Gustav Kuhn und seine verbliebenen Getreuen dürften sich inzwischen so einsam fühlen wie Dinosaurier am Ende der Kreidezeit. Wahrscheinlich sind sie ehrlich überrascht, dass es mit ihnen nun zu Ende gehen soll. Denn jetzt distanzieren sich, wenn auch noch vorsichtig, die ersten Politiker. Die Tiroler Kulturlandesrätin Beate Palfrader hat gerade angekündigt, die Intendanz der Erler Festspiele öffentlich auszuschreiben. Das kommt zwar ein bisschen spät, aber immerhin scheint sie erkannt zu haben, dass es so nicht weitergehen kann. Hat der Dirigent und Festspielchef Gustav Kuhn oder hat er nicht? Hat er Frauen bedrängt, Sänger auf Proben drangsaliert und Orchestermusiker mit Knebelverträgen geknechtet?
Vorwürfe gegen die Festivalleitung
Die Festspiele weisen sämtliche Vorwürfe mit Abscheu und Entsetzen zurück, klar. In der Tat scheinen viele der Vertragsdetails legal zu sein, und eine schlechte Arbeitsatmosphäre ist eher nicht gerichtsrelevant. Wer je ein paar Tage in Erl oder in Kuhns Refugium bei Lucca, der Accademia di Montegral verbracht hat, der kennt die dort herrschende Atmosphäre eines barocken Hofstaats, an dem die Höflinge um Serenissimus kreisen, inklusive Mätressenwirtschaft. Im Zentrum ein alternder Maestro, der sein Verhalten vollkommen in Ordnung findet. Inzwischen steht der Zeitgeist aber gegen die alte Machokultur, denn auch in der Politik sind neue, jüngere Kräfte nachgewachsen, die einen anderen Stil bevorzugen und die Altherrenkartelle bröckeln lassen. Aber man möge sich nicht täuschen. Die alten Verbindungen funktionieren noch und neue werden aufgebaut. Ein Zeichen für die fortbestehenden Machtverhältnisse ist, dass es auch jetzt noch schwierig zu sein scheint, Künstler zu finden, die ihre handfesten Vorwürfe gegen Kuhn und die Festspiele gerichtsfest öffentlich machen.

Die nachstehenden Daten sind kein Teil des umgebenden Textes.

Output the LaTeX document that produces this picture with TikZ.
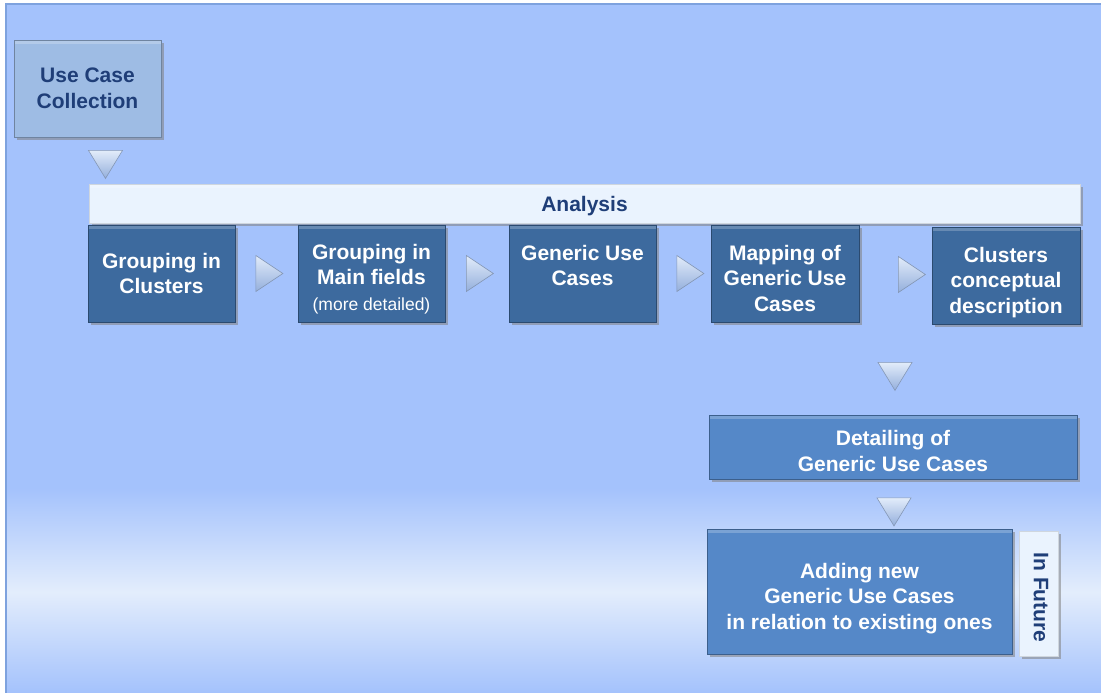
\documentclass[tikz,border=0pt]{standalone}
\usepackage{fontspec}
\setmainfont{Liberation Sans}
\usetikzlibrary{shapes.geometric,shadows}

\definecolor{bgblue}{HTML}{A4C2FC}
\definecolor{bglight}{HTML}{E3EDFC}
\definecolor{bgedge}{HTML}{7EA2DE}
\definecolor{navy}{HTML}{1F3E78}
\definecolor{darkfill}{HTML}{3D6A9E}
\definecolor{midfill}{HTML}{5588C8}
\definecolor{palefill}{HTML}{9EBCE4}
\definecolor{barfill}{HTML}{EAF3FE}
\definecolor{tritop}{HTML}{E2ECFA}
\definecolor{tribot}{HTML}{94AFDC}
\definecolor{triedge}{HTML}{8497B5}

% struts that move the text of a box a little down (topgap) or up (botgap)
\newcommand{\topgap}[1][23pt]{\rule{0pt}{#1}}
\newcommand{\botgap}[1][16pt]{\rule[-#1]{0pt}{#1}}

\tikzset{
    box/.style={draw=#1!70!black, fill=#1, line width=0.8pt, align=center,
        inner sep=0pt, font=\fontsize{21}{25.5}\selectfont\bfseries,
        drop shadow={shadow xshift=2.5pt, shadow yshift=-3pt, opacity=0.55},
        path picture={\fill[white, opacity=0.22] (path picture bounding box.north west)
            rectangle ([yshift=-4pt]path picture bounding box.north east);}},
    darkbox/.style={box=darkfill, text=white, minimum width=147pt, minimum height=97pt},
    midbox/.style={box=midfill, text=white},
    palebox/.style={box=palefill, text=navy, minimum width=147pt, minimum height=97pt},
    barbox/.style={box=barfill, text=navy, draw=barfill!75!gray},
    tri/.style={isosceles triangle, isosceles triangle stretches, inner sep=0pt,
        draw=triedge, line width=0.6pt, top color=tritop, bottom color=tribot},
    triright/.style={tri, shape border rotate=0, minimum width=36pt, minimum height=27pt},
    tridown/.style={tri, shape border rotate=-90, minimum width=34pt, minimum height=28pt}
}

\begin{document}
\begin{tikzpicture}[x=1pt, y=-1pt]
    \useasboundingbox (0, 0) rectangle (1101, 693);

    % background
    \fill[bgblue] (6, 4) rectangle (1101, 693);
    \shade[top color=bgblue, bottom color=bglight] (6, 488) rectangle (1101, 592);
    \shade[top color=bglight, bottom color=bgblue] (6, 592) rectangle (1101, 693);
    \draw[bgedge, line width=1.5pt] (6, 693) -- (6, 4) -- (1101, 4);

    % collection and analysis
    \node[palebox] (collect) at (87.5, 88.5) {Use Case\\Collection};
    \node[tridown] (t0) at (105.5, 160) {};
    \node[barbox, minimum width=991pt, minimum height=39pt] (analysis) at (584.5, 203.5) {\topgap[21pt]Analysis};

    \node[darkbox] (clusters) at (161.5, 273.5) {Grouping in\\Clusters};
    \node[darkbox] (fields) at (371.5, 273.5) {\topgap[26pt]Grouping in\\Main fields\\{\fontsize{17.5}{20}\selectfont\mdseries (more detailed)}};
    \node[darkbox] (generic) at (582.5, 273.5) {Generic Use\\Cases\botgap};
    \node[darkbox, minimum width=148pt] (mapping) at (785, 273.5) {\topgap[25pt]Mapping of\\Generic Use\\Cases};
    \node[darkbox, minimum width=148pt] (concept) at (1006, 275.5) {\topgap[29pt]Clusters\\conceptual\\description};

    \node[triright] (t1) at (265.5, 273.5) {};
    \node[triright] (t2) at (476, 273.5) {};
    \node[triright] (t3) at (686.5, 273.5) {};
    \node[triright] (t4) at (908, 274.5) {};

    % detailing and future work
    \node[tridown] (t5) at (895, 372) {};
    \node[midbox, minimum width=368pt, minimum height=64pt] (detail) at (893, 447) {\topgap Detailing of\\Generic Use Cases};
    \node[tridown] (t6) at (894, 507.5) {};
    \node[midbox, minimum width=305pt, minimum height=125pt] (adding) at (859.5, 591.5) {\topgap[29pt]Adding new\\Generic Use Cases\\in relation to existing ones};
    \node[barbox, rotate=-90, minimum width=125pt, minimum height=39pt] (future) at (1038.5, 593.5) {\hspace*{8pt}In Future\botgap[5pt]};
\end{tikzpicture}
\end{document}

Wer will schon als Querulant gelten, wenn jeder einzelne Vertrag neue ausgehandelt werden muss? Auf diesem Markt reicht mitunter bereits ein warnender Anruf bei befreundeten Intendanten- oder Dirigentenkollegen, um eine vielversprechende Karriere dauerhaft zu behindern, also hält man besser den Mund und fügt sich in bestehende Verhältnisse.
Gagendumping als Prinzip
Denn das System Kuhn in Erl konnte nur funktionieren, weil sich die "Geiz ist geil"-Mentalität so tief in unseren Kulturbetrieb eingefressen hat. Die Gagen im mittleren Bereich sinken seit Jahren und doch gibt es immer wieder gut ausgebildete Künstler, die billig und mehr oder weniger willig mitmachen. Vor allem in Osteuropa finden sich zahlreiche Künstler, die über tausende Kilometer mit dem Bus reisen und sittenwidrige Arbeitsbedingungen akzeptieren, weil die gezahlten Hungerlöhne für sie immer noch beträchtlich sind. Unser kultureller Reichtum beruht auf der Armut der anderen, da sollten wir uns nichts vormachen. Das System Kuhn ist ein Symptom, das nicht nur Österreich betrifft. Man muss schon sehr viel Hoffnung mitbringen, um zu glauben, dass jetzt tatsächlich die Ursachen geändert würden. Denn dann müssten sich Politiker dazu bekennen, dass ihnen die Kultur mehr wert ist als ein Handgeld und müssten endlich genauer hinschauen, wie Kunst produziert wird. In dieser Hinsicht hat sich der Zeitgeist jedenfalls noch nicht gewandelt.